When I visited the city in February, the new Wythe Hotel in Brooklyn embodied the hip factor that Williamsburg is now known for, but as I mentioned in the onsite, other hotels are popping up in neighboring boroughs like the 60-room boutique Bronx Opera House Hotel, housed in a Beaux Arts building, which opened in August, and the Jazz Age-style boutique Z NYC Hotel in Long Island City.
In the Midwest, tourism is booming in Chicago as numbers have returned to pre-recession levels, bringing 46.2 million travelers in 2012. This year, the city welcomed two much-anticipated brands with the October opening of the 247-room Thompson Chicago (thompsonhotels.com/hotels/chicago/thompson-chicago) in the Gold Coast neighborhood and The Langham, Chicago (chicago.langhamhotels.com). The luxurious 316-room The Langham, Chicago debuted in the 52-story riverfront Mies van der Rohe building, featuring some of the largest standard guestrooms in the city—starting at 516 sq. ft.—as well as the 9,000-sq.-ft. Chuan Spa.
Of course, Miami is still just as enticing as ever.

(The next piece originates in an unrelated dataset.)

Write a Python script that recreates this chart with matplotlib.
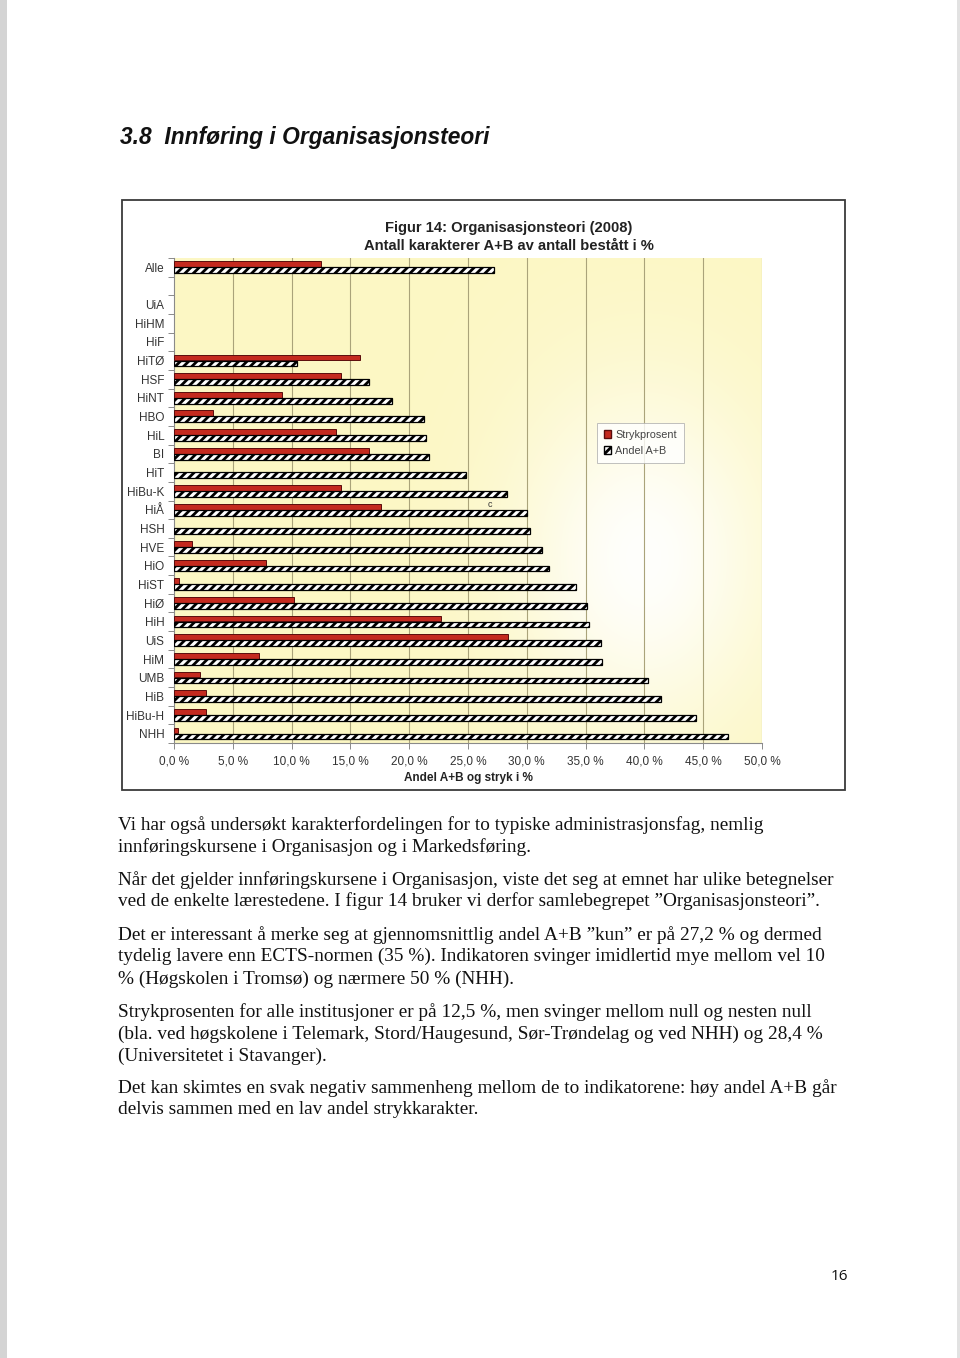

While we highlighted one of Miami’s spectacular hotels in our February 2013 issue, The Angler’s Boutique Resort in South Beach, the city is ending 2013 with a bang as a few high-end hotels make their way to South Beach. This month, sbe’s 69-room The Redbury South Beach (theredbury.com/southbeach) is making a splash in South Beach, joining the brand’s other high-profile hotels, The Raleigh and SLS Hotel, South Beach. The hotel will feature James Beard Award-winning chef Tony Mantuano at Italian restaurant Lorenzo, and guestrooms will capture the spirit of 1950s Miami with record players, historic Fillmore Theater posters and vinyl collections.
Another property I’m particularly excited about that is also opening this month is COMO Hotels and Resorts’ (comohotels.com) Metropolitan by COMO, Miami Beach, the luxury brand’s first North American property, set in a beachside, historic 1930s building.